* _Collected material_:
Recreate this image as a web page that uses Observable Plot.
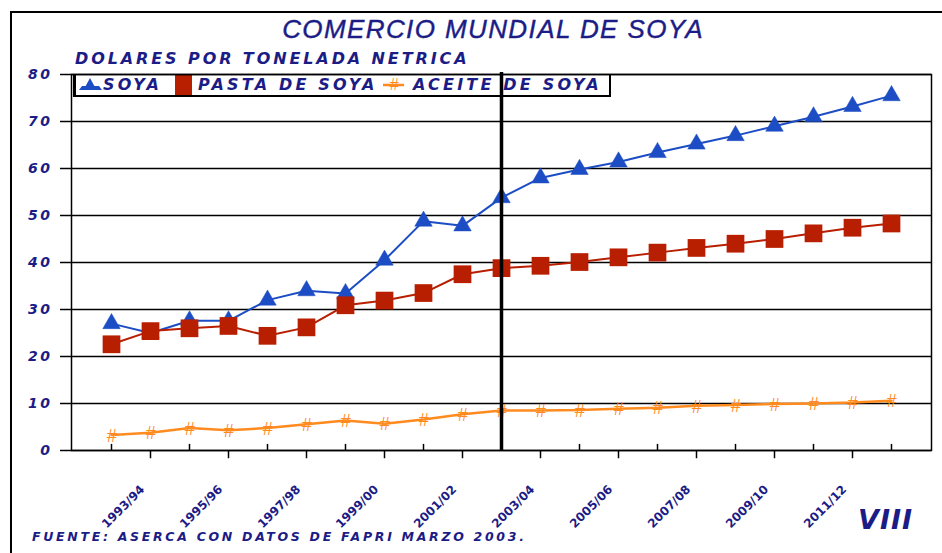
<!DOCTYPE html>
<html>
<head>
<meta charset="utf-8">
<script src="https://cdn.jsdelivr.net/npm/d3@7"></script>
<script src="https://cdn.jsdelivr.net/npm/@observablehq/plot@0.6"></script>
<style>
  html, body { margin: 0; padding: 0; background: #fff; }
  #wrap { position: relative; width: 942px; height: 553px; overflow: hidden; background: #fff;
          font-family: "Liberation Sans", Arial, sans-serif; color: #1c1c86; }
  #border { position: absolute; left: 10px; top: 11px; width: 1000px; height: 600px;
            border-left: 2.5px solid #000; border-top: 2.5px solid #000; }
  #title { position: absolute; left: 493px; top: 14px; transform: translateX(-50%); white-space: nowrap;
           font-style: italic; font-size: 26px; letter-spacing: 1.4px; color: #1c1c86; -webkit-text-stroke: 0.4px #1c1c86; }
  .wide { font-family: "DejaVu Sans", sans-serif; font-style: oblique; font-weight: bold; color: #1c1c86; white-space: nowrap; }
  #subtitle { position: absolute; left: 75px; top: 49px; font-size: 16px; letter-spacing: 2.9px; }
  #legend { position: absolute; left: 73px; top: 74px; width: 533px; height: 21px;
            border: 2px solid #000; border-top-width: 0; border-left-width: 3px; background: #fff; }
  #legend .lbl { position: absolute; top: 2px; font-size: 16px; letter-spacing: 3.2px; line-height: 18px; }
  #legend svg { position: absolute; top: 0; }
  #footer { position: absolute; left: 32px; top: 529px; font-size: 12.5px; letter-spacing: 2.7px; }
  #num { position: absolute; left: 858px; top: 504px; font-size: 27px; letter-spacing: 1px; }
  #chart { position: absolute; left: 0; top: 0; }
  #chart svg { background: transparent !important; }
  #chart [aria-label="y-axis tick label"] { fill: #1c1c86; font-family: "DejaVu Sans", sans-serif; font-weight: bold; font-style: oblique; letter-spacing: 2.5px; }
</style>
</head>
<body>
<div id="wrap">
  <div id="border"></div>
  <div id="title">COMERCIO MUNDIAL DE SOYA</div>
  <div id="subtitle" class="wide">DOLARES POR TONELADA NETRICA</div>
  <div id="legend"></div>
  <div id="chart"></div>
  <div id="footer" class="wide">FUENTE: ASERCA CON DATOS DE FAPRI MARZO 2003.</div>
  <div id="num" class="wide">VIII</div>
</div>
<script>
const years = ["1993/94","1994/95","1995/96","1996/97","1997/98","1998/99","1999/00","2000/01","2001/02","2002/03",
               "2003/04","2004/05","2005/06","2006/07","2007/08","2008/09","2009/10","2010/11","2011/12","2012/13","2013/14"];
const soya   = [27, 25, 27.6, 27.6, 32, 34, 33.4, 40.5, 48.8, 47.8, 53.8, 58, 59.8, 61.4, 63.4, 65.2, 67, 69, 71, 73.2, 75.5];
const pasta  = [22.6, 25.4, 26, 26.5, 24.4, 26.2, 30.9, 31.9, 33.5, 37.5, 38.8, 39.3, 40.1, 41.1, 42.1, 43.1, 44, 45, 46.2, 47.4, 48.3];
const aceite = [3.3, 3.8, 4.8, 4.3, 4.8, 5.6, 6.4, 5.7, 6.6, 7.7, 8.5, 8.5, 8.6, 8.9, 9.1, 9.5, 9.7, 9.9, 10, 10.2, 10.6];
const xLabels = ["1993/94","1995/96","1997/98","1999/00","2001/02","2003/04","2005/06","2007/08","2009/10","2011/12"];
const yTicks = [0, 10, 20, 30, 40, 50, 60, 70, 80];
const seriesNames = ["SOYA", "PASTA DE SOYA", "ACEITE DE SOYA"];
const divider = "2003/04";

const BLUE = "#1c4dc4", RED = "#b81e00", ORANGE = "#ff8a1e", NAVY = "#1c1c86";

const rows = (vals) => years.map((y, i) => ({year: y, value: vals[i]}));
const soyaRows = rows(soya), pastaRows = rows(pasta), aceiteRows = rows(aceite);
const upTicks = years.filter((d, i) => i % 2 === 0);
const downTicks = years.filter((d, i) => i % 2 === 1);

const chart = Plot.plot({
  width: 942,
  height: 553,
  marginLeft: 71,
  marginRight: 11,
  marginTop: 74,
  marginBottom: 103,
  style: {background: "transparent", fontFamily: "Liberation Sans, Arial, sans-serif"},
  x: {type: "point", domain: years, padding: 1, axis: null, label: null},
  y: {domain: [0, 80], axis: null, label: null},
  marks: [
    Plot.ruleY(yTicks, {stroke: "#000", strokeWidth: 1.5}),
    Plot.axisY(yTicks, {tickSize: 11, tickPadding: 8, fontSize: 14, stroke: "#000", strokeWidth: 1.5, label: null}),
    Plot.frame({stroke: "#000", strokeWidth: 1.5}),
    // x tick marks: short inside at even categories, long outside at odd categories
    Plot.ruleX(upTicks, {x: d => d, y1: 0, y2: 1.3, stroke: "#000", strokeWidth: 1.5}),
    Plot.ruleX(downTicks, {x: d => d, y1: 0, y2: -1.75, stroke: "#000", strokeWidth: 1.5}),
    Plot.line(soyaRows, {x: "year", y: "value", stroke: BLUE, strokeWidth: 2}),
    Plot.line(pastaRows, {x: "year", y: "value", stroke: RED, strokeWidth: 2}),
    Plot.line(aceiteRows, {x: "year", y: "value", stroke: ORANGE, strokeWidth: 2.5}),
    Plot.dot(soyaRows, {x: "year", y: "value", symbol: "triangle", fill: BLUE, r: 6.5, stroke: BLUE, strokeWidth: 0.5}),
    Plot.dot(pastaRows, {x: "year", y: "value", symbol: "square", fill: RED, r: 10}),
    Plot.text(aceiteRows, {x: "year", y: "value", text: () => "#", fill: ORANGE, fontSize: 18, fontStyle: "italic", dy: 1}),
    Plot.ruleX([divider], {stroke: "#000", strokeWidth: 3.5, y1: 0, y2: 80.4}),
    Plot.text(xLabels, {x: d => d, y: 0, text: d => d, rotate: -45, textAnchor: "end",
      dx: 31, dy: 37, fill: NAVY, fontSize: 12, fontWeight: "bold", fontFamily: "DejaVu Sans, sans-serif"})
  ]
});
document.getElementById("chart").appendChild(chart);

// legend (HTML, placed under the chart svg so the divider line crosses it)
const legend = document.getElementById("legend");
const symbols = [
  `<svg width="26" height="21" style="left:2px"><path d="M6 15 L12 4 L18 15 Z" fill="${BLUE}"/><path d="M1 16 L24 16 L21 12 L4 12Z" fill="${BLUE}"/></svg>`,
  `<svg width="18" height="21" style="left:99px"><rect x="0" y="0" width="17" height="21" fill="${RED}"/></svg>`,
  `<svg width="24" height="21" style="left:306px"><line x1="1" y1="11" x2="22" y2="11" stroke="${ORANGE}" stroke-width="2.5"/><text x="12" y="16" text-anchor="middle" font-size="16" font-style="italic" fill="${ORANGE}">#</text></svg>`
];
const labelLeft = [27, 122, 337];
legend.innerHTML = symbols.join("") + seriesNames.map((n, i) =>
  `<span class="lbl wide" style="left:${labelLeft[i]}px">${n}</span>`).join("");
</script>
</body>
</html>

* _Problem requirements_:
Write out the full listing verbatim, excluding its pictures.

* _The response_:
Recreate this image as a web page that uses Observable Plot.
<!DOCTYPE html>
<html>
<head>
<meta charset="utf-8">
<script src="https://cdn.jsdelivr.net/npm/d3@7"></script>
<script src="https://cdn.jsdelivr.net/npm/@observablehq/plot@0.6"></script>
<style>
  html, body { margin: 0; padding: 0; background: #fff; }
  #wrap { position: relative; width: 942px; height: 553px; overflow: hidden; background: #fff;
          font-family: "Liberation Sans", Arial, sans-serif; color: #1c1c86; }
  #border { position: absolute; left: 10px; top: 11px; width: 1000px; height: 600px;
            border-left: 2.5px solid #000; border-top: 2.5px solid #000; }
  #title { position: absolute; left: 493px; top: 14px; transform: translateX(-50%); white-space: nowrap;
           font-style: italic; font-size: 26px; letter-spacing: 1.4px; color: #1c1c86; -webkit-text-stroke: 0.4px #1c1c86; }
  .wide { font-family: "DejaVu Sans", sans-serif; font-style: oblique; font-weight: bold; color: #1c1c86; white-space: nowrap; }
  #subtitle { position: absolute; left: 75px; top: 49px; font-size: 16px; letter-spacing: 2.9px; }
  #legend { position: absolute; left: 73px; top: 74px; width: 533px; height: 21px;
            border: 2px solid #000; border-top-width: 0; border-left-width: 3px; background: #fff; }
  #legend .lbl { position: absolute; top: 2px; font-size: 16px; letter-spacing: 3.2px; line-height: 18px; }
  #legend svg { position: absolute; top: 0; }
  #footer { position: absolute; left: 32px; top: 529px; font-size: 12.5px; letter-spacing: 2.7px; }
  #num { position: absolute; left: 858px; top: 504px; font-size: 27px; letter-spacing: 1px; }
  #chart { position: absolute; left: 0; top: 0; }
  #chart svg { background: transparent !important; }
  #chart [aria-label="y-axis tick label"] { fill: #1c1c86; font-family: "DejaVu Sans", sans-serif; font-weight: bold; font-style: oblique; letter-spacing: 2.5px; }
</style>
</head>
<body>
<div id="wrap">
  <div id="border"></div>
  <div id="title">COMERCIO MUNDIAL DE SOYA</div>
  <div id="subtitle" class="wide">DOLARES POR TONELADA NETRICA</div>
  <div id="legend"></div>
  <div id="chart"></div>
  <div id="footer" class="wide">FUENTE: ASERCA CON DATOS DE FAPRI MARZO 2003.</div>
  <div id="num" class="wide">VIII</div>
</div>
<script>
const years = ["1993/94","1994/95","1995/96","1996/97","1997/98","1998/99","1999/00","2000/01","2001/02","2002/03",
               "2003/04","2004/05","2005/06","2006/07","2007/08","2008/09","2009/10","2010/11","2011/12","2012/13","2013/14"];
const soya   = [27, 25, 27.6, 27.6, 32, 34, 33.4, 40.5, 48.8, 47.8, 53.8, 58, 59.8, 61.4, 63.4, 65.2, 67, 69, 71, 73.2, 75.5];
const pasta  = [22.6, 25.4, 26, 26.5, 24.4, 26.2, 30.9, 31.9, 33.5, 37.5, 38.8, 39.3, 40.1, 41.1, 42.1, 43.1, 44, 45, 46.2, 47.4, 48.3];
const aceite = [3.3, 3.8, 4.8, 4.3, 4.8, 5.6, 6.4, 5.7, 6.6, 7.7, 8.5, 8.5, 8.6, 8.9, 9.1, 9.5, 9.7, 9.9, 10, 10.2, 10.6];
const xLabels = ["1993/94","1995/96","1997/98","1999/00","2001/02","2003/04","2005/06","2007/08","2009/10","2011/12"];
const yTicks = [0, 10, 20, 30, 40, 50, 60, 70, 80];
const seriesNames = ["SOYA", "PASTA DE SOYA", "ACEITE DE SOYA"];
const divider = "2003/04";

const BLUE = "#1c4dc4", RED = "#b81e00", ORANGE = "#ff8a1e", NAVY = "#1c1c86";

const rows = (vals) => years.map((y, i) => ({year: y, value: vals[i]}));
const soyaRows = rows(soya), pastaRows = rows(pasta), aceiteRows = rows(aceite);
const upTicks = years.filter((d, i) => i % 2 === 0);
const downTicks = years.filter((d, i) => i % 2 === 1);

const chart = Plot.plot({
  width: 942,
  height: 553,
  marginLeft: 71,
  marginRight: 11,
  marginTop: 74,
  marginBottom: 103,
  style: {background: "transparent", fontFamily: "Liberation Sans, Arial, sans-serif"},
  x: {type: "point", domain: years, padding: 1, axis: null, label: null},
  y: {domain: [0, 80], axis: null, label: null},
  marks: [
    Plot.ruleY(yTicks, {stroke: "#000", strokeWidth: 1.5}),
    Plot.axisY(yTicks, {tickSize: 11, tickPadding: 8, fontSize: 14, stroke: "#000", strokeWidth: 1.5, label: null}),
    Plot.frame({stroke: "#000", strokeWidth: 1.5}),
    // x tick marks: short inside at even categories, long outside at odd categories
    Plot.ruleX(upTicks, {x: d => d, y1: 0, y2: 1.3, stroke: "#000", strokeWidth: 1.5}),
    Plot.ruleX(downTicks, {x: d => d, y1: 0, y2: -1.75, stroke: "#000", strokeWidth: 1.5}),
    Plot.line(soyaRows, {x: "year", y: "value", stroke: BLUE, strokeWidth: 2}),
    Plot.line(pastaRows, {x: "year", y: "value", stroke: RED, strokeWidth: 2}),
    Plot.line(aceiteRows, {x: "year", y: "value", stroke: ORANGE, strokeWidth: 2.5}),
    Plot.dot(soyaRows, {x: "year", y: "value", symbol: "triangle", fill: BLUE, r: 6.5, stroke: BLUE, strokeWidth: 0.5}),
    Plot.dot(pastaRows, {x: "year", y: "value", symbol: "square", fill: RED, r: 10}),
    Plot.text(aceiteRows, {x: "year", y: "value", text: () => "#", fill: ORANGE, fontSize: 18, fontStyle: "italic", dy: 1}),
    Plot.ruleX([divider], {stroke: "#000", strokeWidth: 3.5, y1: 0, y2: 80.4}),
    Plot.text(xLabels, {x: d => d, y: 0, text: d => d, rotate: -45, textAnchor: "end",
      dx: 31, dy: 37, fill: NAVY, fontSize: 12, fontWeight: "bold", fontFamily: "DejaVu Sans, sans-serif"})
  ]
});
document.getElementById("chart").appendChild(chart);

// legend (HTML, placed under the chart svg so the divider line crosses it)
const legend = document.getElementById("legend");
const symbols = [
  `<svg width="26" height="21" style="left:2px"><path d="M6 15 L12 4 L18 15 Z" fill="${BLUE}"/><path d="M1 16 L24 16 L21 12 L4 12Z" fill="${BLUE}"/></svg>`,
  `<svg width="18" height="21" style="left:99px"><rect x="0" y="0" width="17" height="21" fill="${RED}"/></svg>`,
  `<svg width="24" height="21" style="left:306px"><line x1="1" y1="11" x2="22" y2="11" stroke="${ORANGE}" stroke-width="2.5"/><text x="12" y="16" text-anchor="middle" font-size="16" font-style="italic" fill="${ORANGE}">#</text></svg>`
];
const labelLeft = [27, 122, 337];
legend.innerHTML = symbols.join("") + seriesNames.map((n, i) =>
  `<span class="lbl wide" style="left:${labelLeft[i]}px">${n}</span>`).join("");
</script>
</body>
</html>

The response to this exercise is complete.